Models of Consistency
Steadily releasing albums since 1997, Georgia’s Sevendust make their mark as one of the hardest working and most consistent bands in the metal world today. One of the first metalcore or alternative-metal bands to enter the mainstream with chart hits like 1999’s “Denial” and 2003’s “Enemy,” their latest release Cold Day Memory marks an interesting new chapter in Sevendust’s history.
At the beginning of their career Sevendust’s albums were all produced by Jay Jay French, the band’s manager and a founding member of heavy metal hair band Twisted Sister. When they decided to go their separate ways, Sevendust produced their own albums alongside Sean Groove for several years. It is intriguing that at this late juncture in their career the band decided to work with Grammy winner Johnny K, who produced Disturbed’s The Sickness among other good albums.

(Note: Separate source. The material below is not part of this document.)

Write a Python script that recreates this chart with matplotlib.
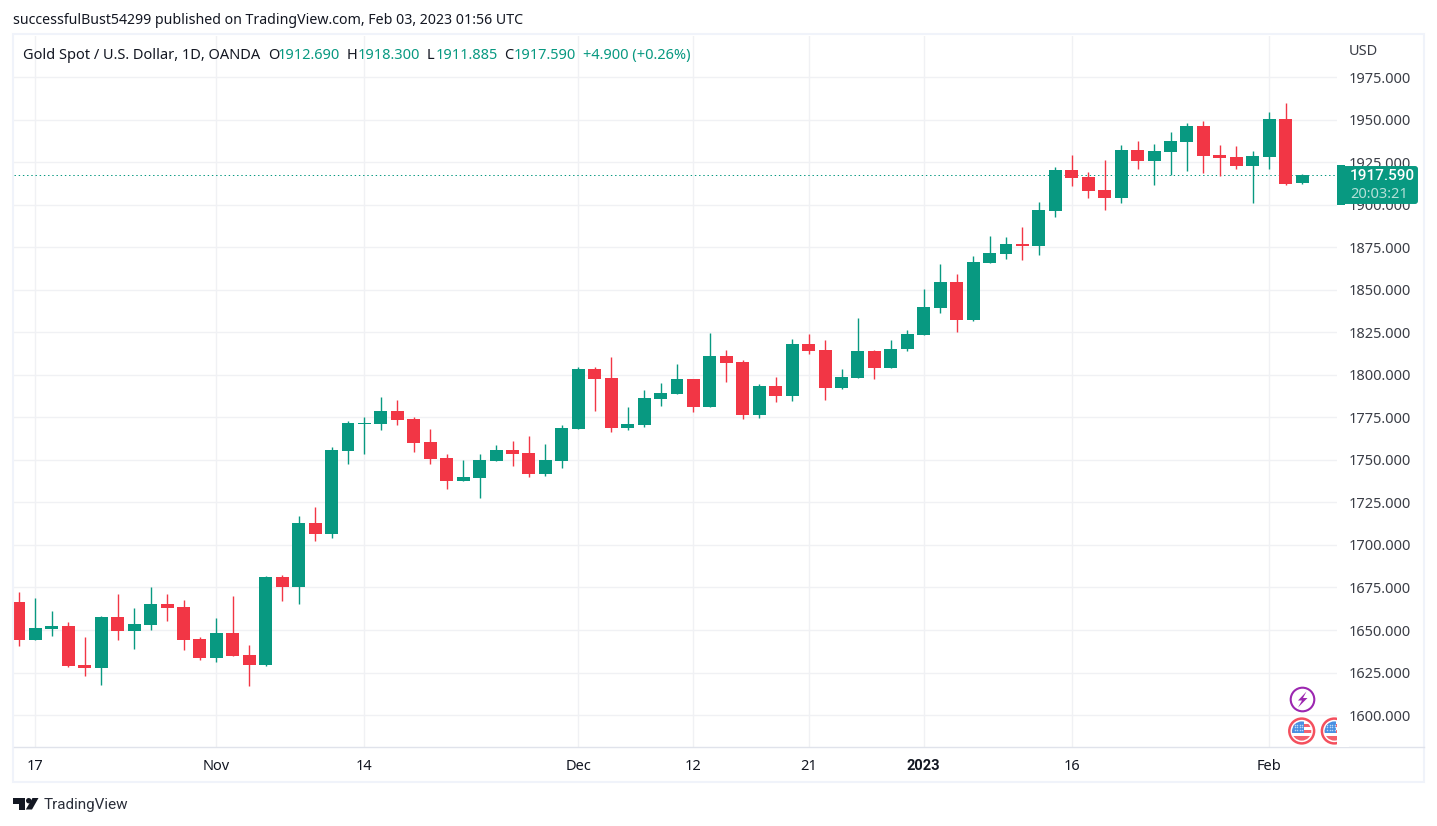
import matplotlib
matplotlib.use("Agg")
import matplotlib.pyplot as plt
from matplotlib.patches import Rectangle, Circle, Polygon, FancyBboxPatch

plt.rcParams['font.family'] = ['Noto Sans', 'DejaVu Sans']

GREEN = '#089981'
RED = '#F23645'
GRID = '#F0F1F4'
BORDER = '#F0F3FA'
INK = '#131722'
FS = 10.5
ROBOTO = ['Roboto', 'DejaVu Sans']

opens = [1666.6, 1644.3, 1650.7, 1652.5, 1629.6, 1627.8, 1657.8, 1649.5, 1653.1, 1665.4,
         1663.7, 1644.8, 1633.7, 1648.4, 1635.4, 1629.6, 1681.3, 1675.4, 1713.0, 1706.6,
         1755.4, 1771.2, 1771.2, 1778.9, 1774.2, 1760.6, 1751.2, 1737.7, 1739.5, 1749.5,
         1755.9, 1754.2, 1741.8, 1749.5, 1768.2, 1803.5, 1798.2, 1768.8, 1770.6, 1785.9,
         1788.8, 1797.7, 1781.2, 1811.2, 1807.6, 1776.5, 1793.5, 1787.7, 1818.2, 1814.7,
         1792.4, 1798.2, 1814.1, 1804.1, 1815.3, 1823.5, 1839.4, 1854.7, 1832.3, 1865.8,
         1871.1, 1877.0, 1875.8, 1896.4, 1920.5, 1916.4, 1908.8, 1904.1, 1932.3, 1925.8,
         1931.1, 1937.0, 1946.4, 1929.3, 1928.2, 1922.9, 1928.2, 1950.5, 1912.69]
highs = [1672.5, 1668.9, 1661.3, 1654.8, 1646.0, 1658.4, 1671.3, 1663.1, 1675.4, 1671.3,
         1667.8, 1646.0, 1657.2, 1670.1, 1641.3, 1681.9, 1682.5, 1717.1, 1722.4, 1757.7,
         1773.0, 1775.3, 1787.1, 1785.3, 1775.3, 1768.3, 1753.6, 1750.1, 1753.6, 1758.9,
         1761.2, 1764.2, 1759.5, 1770.6, 1804.7, 1804.7, 1810.6, 1781.2, 1791.2, 1795.3,
         1806.5, 1797.7, 1824.7, 1814.7, 1808.8, 1794.7, 1798.8, 1821.2, 1824.1, 1820.6,
         1803.5, 1833.5, 1814.7, 1820.6, 1826.5, 1850.5, 1865.2, 1859.4, 1870.0, 1881.7,
         1881.1, 1887.0, 1901.7, 1922.3, 1929.4, 1919.4, 1926.4, 1935.2, 1937.6, 1935.8,
         1942.8, 1948.1, 1949.3, 1935.2, 1934.6, 1931.7, 1954.6, 1959.9, 1918.3]
lows = [1640.7, 1644.0, 1646.6, 1628.4, 1623.1, 1617.8, 1644.3, 1639.0, 1650.1, 1655.4,
        1638.4, 1632.5, 1631.3, 1634.8, 1617.2, 1629.0, 1667.2, 1665.4, 1702.5, 1704.2,
        1747.7, 1753.6, 1767.7, 1770.6, 1754.8, 1747.7, 1733.0, 1737.7, 1727.7, 1749.5,
        1746.5, 1740.1, 1740.6, 1745.3, 1768.2, 1778.8, 1766.5, 1767.7, 1769.4, 1781.8,
        1788.8, 1778.2, 1781.2, 1795.9, 1774.1, 1774.7, 1784.1, 1784.7, 1812.3, 1785.3,
        1791.8, 1798.2, 1797.7, 1804.1, 1814.1, 1823.5, 1836.5, 1825.3, 1831.8, 1865.8,
        1868.2, 1867.6, 1870.6, 1892.9, 1911.1, 1904.1, 1897.0, 1901.1, 1921.1, 1911.7,
        1917.6, 1919.9, 1918.7, 1917.0, 1921.1, 1901.1, 1921.1, 1911.7, 1911.885]
closes = [1644.3, 1651.3, 1652.5, 1629.0, 1627.8, 1657.8, 1649.5, 1653.7, 1665.4, 1663.1,
          1644.3, 1633.7, 1648.4, 1634.8, 1629.6, 1681.3, 1675.4, 1713.0, 1706.6, 1755.9,
          1771.8, 1771.8, 1778.9, 1773.6, 1760.1, 1750.7, 1737.7, 1740.1, 1750.1, 1755.9,
          1753.6, 1741.8, 1750.1, 1768.9, 1803.5, 1797.7, 1768.8, 1771.2, 1786.5, 1789.4,
          1797.7, 1781.2, 1811.2, 1807.1, 1776.5, 1793.5, 1787.7, 1818.2, 1814.1, 1792.4,
          1798.8, 1814.1, 1804.1, 1815.3, 1824.1, 1840.0, 1854.7, 1832.3, 1866.4, 1871.7,
          1877.0, 1875.8, 1897.0, 1920.5, 1915.8, 1908.2, 1904.1, 1932.3, 1925.8, 1931.7,
          1937.6, 1946.4, 1928.7, 1927.6, 1922.9, 1928.7, 1950.5, 1912.3, 1917.59]

price_ticks = [1600, 1625, 1650, 1675, 1700, 1725, 1750, 1775, 1800, 1825, 1850, 1875, 1900, 1925, 1950, 1975]
date_ticks = [1, 12, 21, 34, 41, 48, 55, 64, 76]
date_labels = ["17", "Nov", "14", "Dec", "12", "21", "2023", "16", "Feb"]

W, H = 1437, 826
fig = plt.figure(figsize=(W / 100, H / 100), dpi=100, facecolor='white')

# main pane, 14..1337 px across and 36..747 px down
ax = fig.add_axes([14 / W, 1 - 747 / H, (1337 - 14) / W, (747 - 36) / H])
ax.set_xlim((14 - 19.0) / 16.45, (1337 - 19.0) / 16.45)
ax.set_ylim(1581.25, 1999.15)
for s in ax.spines.values():
    s.set_visible(False)

ax.set_axisbelow(True)
ax.grid(True, color=GRID, lw=1.0)
ax.set_yticks(price_ticks)
ax.set_yticklabels(["%.3f" % p for p in price_ticks])
ax.yaxis.tick_right()
ax.set_xticks(date_ticks)
ax.set_xticklabels(date_labels)
ax.tick_params(axis='y', length=0, pad=8.2, labelsize=FS, labelcolor='#3b3e47')
ax.tick_params(axis='x', length=0, pad=8.5, labelsize=FS, labelcolor=INK)
year_label = ax.get_xticklabels()[6]
year_label.set_family(ROBOTO)
year_label.set_fontweight('bold')

ax.axhline(closes[-1], color=GREEN, lw=0.72, linestyle=(0, (1.4, 2.8)), zorder=1)

for i in range(len(opens)):
    col = GREEN if closes[i] >= opens[i] else RED
    ax.vlines(i, lows[i], highs[i], color=col, lw=1.0, zorder=2)
    ax.bar(i, abs(closes[i] - opens[i]), bottom=min(opens[i], closes[i]),
           width=0.79, color=col, lw=0, zorder=3)

# overlay in pixel coordinates for the frame, header and badges
ov = fig.add_axes([0, 0, 1, 1], facecolor='none')
ov.set_xlim(0, W)
ov.set_ylim(H, 0)
ov.axis('off')

ov.add_patch(Rectangle((13, 34), 1411, 748, fill=False, ec=BORDER, lw=1.5))
ov.plot([14, 1424], [747.3, 747.3], color='#E0E3EB', lw=1.0)

ov.text(13, 20, "successfulBust54299 published on TradingView.com, Feb 03, 2023 01:56 UTC",
        fontsize=10.2, color=INK, va='center')
ov.text(23, 59, "Gold Spot / U.S. Dollar, 1D, OANDA", fontsize=FS, color=INK, va='baseline')
for x, s, c in [(268, "O", INK), (278, "1912.690", GREEN), (347, "H", INK), (358, "1918.300", GREEN),
                (427, "L", INK), (436, "1911.885", GREEN), (504, "C", INK), (514, "1917.590", GREEN),
                (583, "+4.900 (+0.26%)", GREEN)]:
    ov.text(x, 59, s, fontsize=FS, color=c, va='baseline')
ov.text(1349, 51.5, "USD", fontsize=FS, color='#3b3e47', va='center')

# last price badge
ov.add_patch(FancyBboxPatch((1339, 167), 78, 36, boxstyle="round,pad=0,rounding_size=2",
                            fc=GREEN, ec=GREEN, lw=1.4))
ov.add_patch(Rectangle((1337, 165), 8, 39.5, fc=GREEN, ec='none'))
ov.text(1350, 176, "%.3f" % closes[-1], fontsize=11, color='white', va='center',
        fontweight='medium', family=ROBOTO)
ov.text(1350, 194, "20:03:21", fontsize=FS, color='#b5e0d8', va='center')

# event icons
ov.add_patch(Circle((1302.5, 699.5), 11.8, fc='white', ec='#9C27B0', lw=1.5))
ov.add_patch(Polygon([(1306.5, 691.5), (1298, 700.5), (1302, 700.5), (1298, 707.5),
                      (1307.5, 698), (1303, 698)], fc='#9C27B0', ec='none'))


def draw_flag(cx, cy):
    ov.add_patch(Circle((cx, cy), 12.4, fc='white', ec='#F4505E', lw=1.8))
    disc = Circle((cx, cy), 9.6, fc='white', ec='none')
    ov.add_patch(disc)
    parts = [Rectangle((cx - 10, cy - 7), 20, 2.8, fc='#F4616D', ec='none'),
             Rectangle((cx - 10, cy - 1), 20, 2.8, fc='#F4616D', ec='none'),
             Rectangle((cx - 10, cy + 4.5), 20, 6, fc='#F4616D', ec='none'),
             Rectangle((cx - 10, cy - 10), 12, 11.5, fc='#4A90E2', ec='none')]
    for p in parts:
        ov.add_patch(p)
        p.set_clip_path(disc)
    # stars in the canton
    dots = []
    for dx in [-7, -4.5, -2, 0.5]:
        for dy in [-6.5, -4, -1.5]:
            dots.append((cx + dx, cy + dy))
    ov.scatter([d[0] for d in dots], [d[1] for d in dots], s=1.2, c='#BBD8F5', lw=0, zorder=3)


draw_flag(1301.7, 731)
draw_flag(1334.3, 731)
ov.add_patch(Rectangle((1337, 716), 12, 30.5, fc='white', ec='none', zorder=4))

# TradingView logo
ov.add_patch(Polygon([(13, 798), (25, 798), (25, 809.5), (19, 809.5), (19, 803.5), (13, 803.5)],
                     fc=INK, ec='none'))
ov.add_patch(Circle((28.7, 800.7), 2.7, fc=INK, ec='none'))
ov.add_patch(Polygon([(32.5, 798), (38.5, 798), (32, 809.5), (25.8, 809.5)], fc=INK, ec='none'))
ov.text(44, 805, "TradingView", fontsize=11.0, color='#2a2e39', va='center', family=ROBOTO)

fig.savefig("out.png", dpi=100)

The results sound nothing but good for Sevendust. The band have tightened up their alternative-metal direction and put it in a neat package. Clint Lowery, who left in 2003 to play in his brother’s band Dark New Day, also returns as Sevendust’s guitarist. Songs like “Last Breath” have a very catchy, modern-rock radio feel to them with smooth, overdubbed vocals over a pounding but funky rhythm, while the guitars focus on riffs rather than fanciful fretwork.
Sevendust have always branched out into more melodic directions while maintaining their heaviness, and this album is no exception. “Karma” is a perfect example of this, a catchy, well-written tune with an underlying crunch of rhythm guitars and drums keeping it from getting too mushy and soft. No one song goes way out there—“Confessions” head in a softer direction, while “Ride Insane” goes heavier—and Cold Day Memory maintains an excellent balance.
Sevendust were smart to bring in some fresh blood as far as production goes, and the songwriting definitely seems more energized now that Lowery has returned. If you are not already a Sevendust fan, Cold Day Memory is probably not going to be the album that wins you over. Still, this is a highly recommended pickup, and should end up being one of the band’s more successful albums.